At 7 pm on ESPN2, in front of a national audience, all four teams and their staffs came together to kneel in silence. Mystics player Tianna Hawkins’ young son, Emanuel, was front and center — a powerful image of a young Black boy at the center of a moment of silence for the shooting of a young Black man.
The emotion of the moment was written on the faces of the players, coaches, and team staffers. After kneeling in silence with their arms linked, everyone on the court offered hugs and words of encouragement to their colleagues. The mood was somber and reflective of the pain felt by everyone on the court and across the country.

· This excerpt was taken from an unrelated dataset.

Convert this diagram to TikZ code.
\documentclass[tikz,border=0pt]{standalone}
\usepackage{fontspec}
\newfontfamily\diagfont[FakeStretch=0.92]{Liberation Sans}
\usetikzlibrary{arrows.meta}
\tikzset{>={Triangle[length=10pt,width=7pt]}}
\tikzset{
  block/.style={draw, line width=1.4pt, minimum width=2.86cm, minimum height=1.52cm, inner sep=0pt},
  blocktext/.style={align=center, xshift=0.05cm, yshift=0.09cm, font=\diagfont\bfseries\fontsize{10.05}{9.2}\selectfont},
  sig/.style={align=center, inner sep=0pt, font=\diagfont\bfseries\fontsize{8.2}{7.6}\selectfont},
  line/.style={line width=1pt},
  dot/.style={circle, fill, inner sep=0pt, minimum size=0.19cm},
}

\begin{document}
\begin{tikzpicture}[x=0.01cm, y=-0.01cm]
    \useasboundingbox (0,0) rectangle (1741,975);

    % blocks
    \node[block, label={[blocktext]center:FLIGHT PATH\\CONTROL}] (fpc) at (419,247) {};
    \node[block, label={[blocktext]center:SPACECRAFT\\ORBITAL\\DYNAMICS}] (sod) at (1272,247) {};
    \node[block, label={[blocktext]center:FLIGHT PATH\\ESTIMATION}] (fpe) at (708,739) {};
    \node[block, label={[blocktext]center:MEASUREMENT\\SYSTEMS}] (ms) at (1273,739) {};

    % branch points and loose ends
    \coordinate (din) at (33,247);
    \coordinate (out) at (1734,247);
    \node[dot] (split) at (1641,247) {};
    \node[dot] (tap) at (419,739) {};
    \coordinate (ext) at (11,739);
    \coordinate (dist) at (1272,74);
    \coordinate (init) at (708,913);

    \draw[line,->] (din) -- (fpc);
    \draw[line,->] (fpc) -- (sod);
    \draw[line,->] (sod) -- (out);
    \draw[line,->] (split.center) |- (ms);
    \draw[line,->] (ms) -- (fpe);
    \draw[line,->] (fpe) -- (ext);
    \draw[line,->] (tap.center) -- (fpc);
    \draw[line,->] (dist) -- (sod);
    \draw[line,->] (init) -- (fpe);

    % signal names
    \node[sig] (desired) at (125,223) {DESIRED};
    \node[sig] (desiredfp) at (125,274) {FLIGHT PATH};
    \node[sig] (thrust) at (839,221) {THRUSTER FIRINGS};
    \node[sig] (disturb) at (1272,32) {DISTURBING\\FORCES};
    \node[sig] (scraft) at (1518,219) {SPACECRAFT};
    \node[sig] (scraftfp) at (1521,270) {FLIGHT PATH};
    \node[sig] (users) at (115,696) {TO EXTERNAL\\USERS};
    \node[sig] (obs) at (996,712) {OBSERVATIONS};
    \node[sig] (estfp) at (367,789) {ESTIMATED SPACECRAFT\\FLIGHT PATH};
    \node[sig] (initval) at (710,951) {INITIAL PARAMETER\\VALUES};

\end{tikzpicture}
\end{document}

“It’s pretty powerful,” Collen said. “I think there were people that felt this very personally and I think there were people that feel like they’re allies in this, but either way, I’ve always said we’re not the NBA. We’re kinda small but we’re mighty. Our support staffs are small. We all do more with less in this league and when we do something, we have to do it together. I think it was another moment for not just the players but the support staffs to link arms and to say we’re speaking for each other. Pretty powerful.
“I think there were a lot of players with heavy hearts tonight. There were players that were willing to play and there were players that probably weren’t, but I think they did what was best for the majority.”

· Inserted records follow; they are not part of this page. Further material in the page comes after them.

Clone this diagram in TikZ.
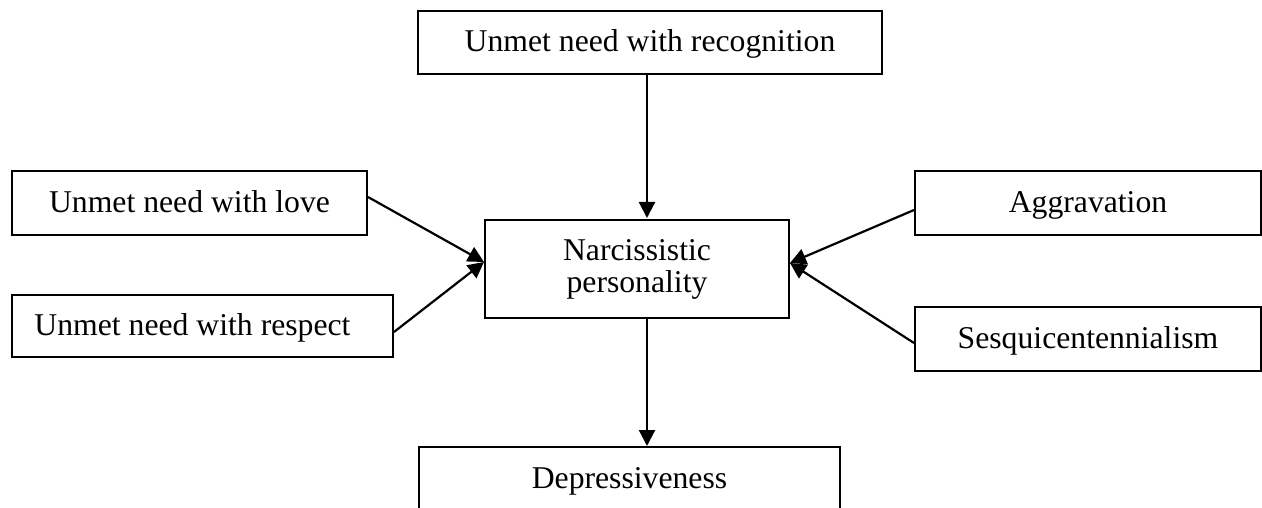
\documentclass[tikz,border=0pt]{standalone}
\usepackage{fontspec}
\setmainfont{Liberation Serif}
\usetikzlibrary{arrows.meta}
\begin{document}
\begin{tikzpicture}[x=1pt,y=-1pt,
  box/.style={draw=black, line width=2pt, rectangle, inner sep=0pt,
    font=\fontsize{31.7}{32}\selectfont, text height=22pt, text depth=4pt},
  link/.style={line width=2.2pt, -{Triangle[length=16pt,width=16pt]}}]
  \useasboundingbox (0,0) rectangle (1262,508);
  \clip (0,0) rectangle (1262,508);
  % factor boxes
  \node[box, minimum width=464pt, minimum height=63pt] (rec) at (650,42.5) {Unmet need with recognition};
  \node[box, minimum width=355pt, minimum height=64pt] (love) at (189.5,203) {Unmet need with love};
  \node[box, minimum width=381pt, minimum height=62pt] (resp) at (202.5,326) {Unmet need with respect\hspace*{20pt}};
  \node[box, minimum width=346pt, minimum height=64pt] (agg) at (1088,203) {Aggravation};
  \node[box, minimum width=346pt, minimum height=64pt] (ses) at (1088,339) {Sesquicentennialism};
  % central box
  \node[box, align=center, text height=, text depth=, minimum width=304pt, minimum height=98pt] (nar) at (637,269) {Narcissistic\\personality};
  % outcome box
  \node[box, minimum width=421pt, minimum height=64pt] (dep) at (629.5,479) {Depressiveness};
  % arrows into the central box
  \draw[link] ([xshift=-3pt]rec.south) -- ([xshift=10pt,yshift=1pt]nar.north);
  \draw[link] ([yshift=6pt]love.east) -- ([yshift=7pt]nar.west);
  \draw[link] ([yshift=-6pt]resp.east) -- ([yshift=7pt]nar.west);
  \draw[link] ([yshift=-7pt]agg.west) -- ([yshift=6pt]nar.east);
  \draw[link] ([yshift=-4pt]ses.west) -- ([yshift=6pt]nar.east);
  % arrow to the outcome
  \draw[link] ([xshift=10pt,yshift=1pt]nar.south) -- ([xshift=17.5pt]dep.north);
\end{tikzpicture}
\end{document}
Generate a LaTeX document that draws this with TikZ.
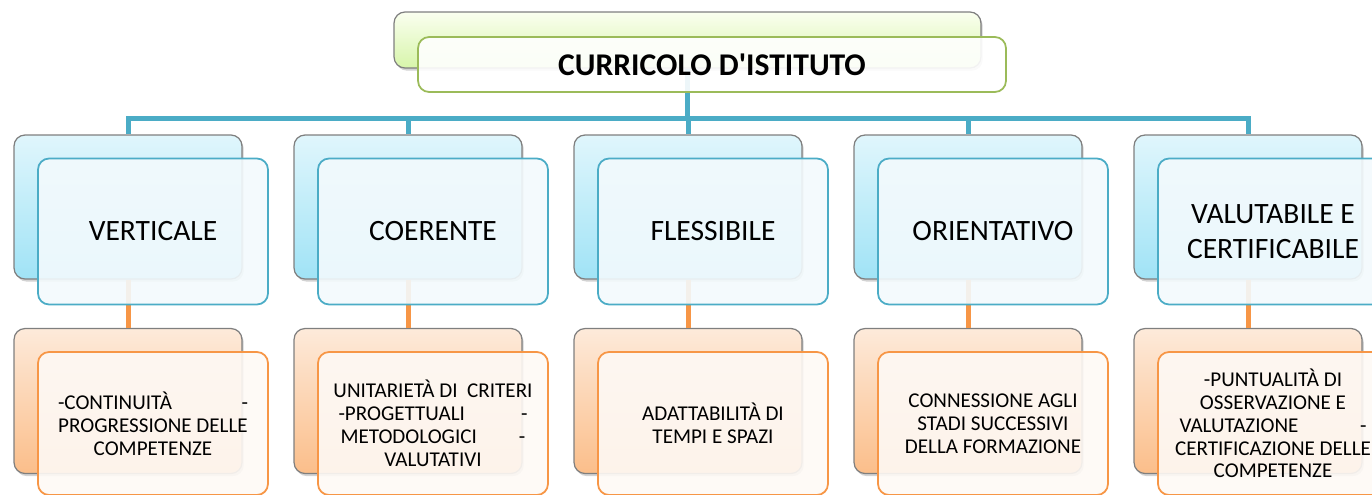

Collen has been vocal about her desire to support her players in all social justice efforts this season. The Dream has been at the center of multiple discussions around the Black Lives Matter movement this season as co-owner Kelly Loeffler made it clear she did not support the movement.
Already this season, the Atlanta players have released a statement in response to Loeffler that made clear their unequivocal support of the Black Lives Matter movement. Williams was at the forefront of a league-wide movement to endorse Loeffler’s Democrat challenger in her Senate race, Rev. Raphael Warnock.
Collen’s comments Wednesday night further solidified her intent to support her players in any decisions they make.
“This is my opportunity to be more of a servant or a servant leader than it is to speak for them,” Collen said. “These are strong, adult women that have voices of their own. Certainly, my job as a coach is to prepare them to play basketball, but when it comes to decisions about their lives and what matters to them, this is my opportunity to stand alongside them and in some ways to support them from behind.
“Even tonight, I had told Elizabeth before all this happened that I may have opinions, but this is not the time to share mine and that it was a time for them to have a collective voice and for me to support that voice. I think there’s a time to lead and a time to serve, and I think a good leader does both.”
The teams’ decision not to play Wednesday is, like so many moments this year, wholly unprecedented. It was also extraordinarily powerful.
The WNBA is 80 percent, Black women. They used their platform and their voices to take a stand and make a statement about police brutality and the appalling realities of being Black or a person of color in America.
Wednesday night, the WNBA made it clear: Black lives matter, and their lives matter.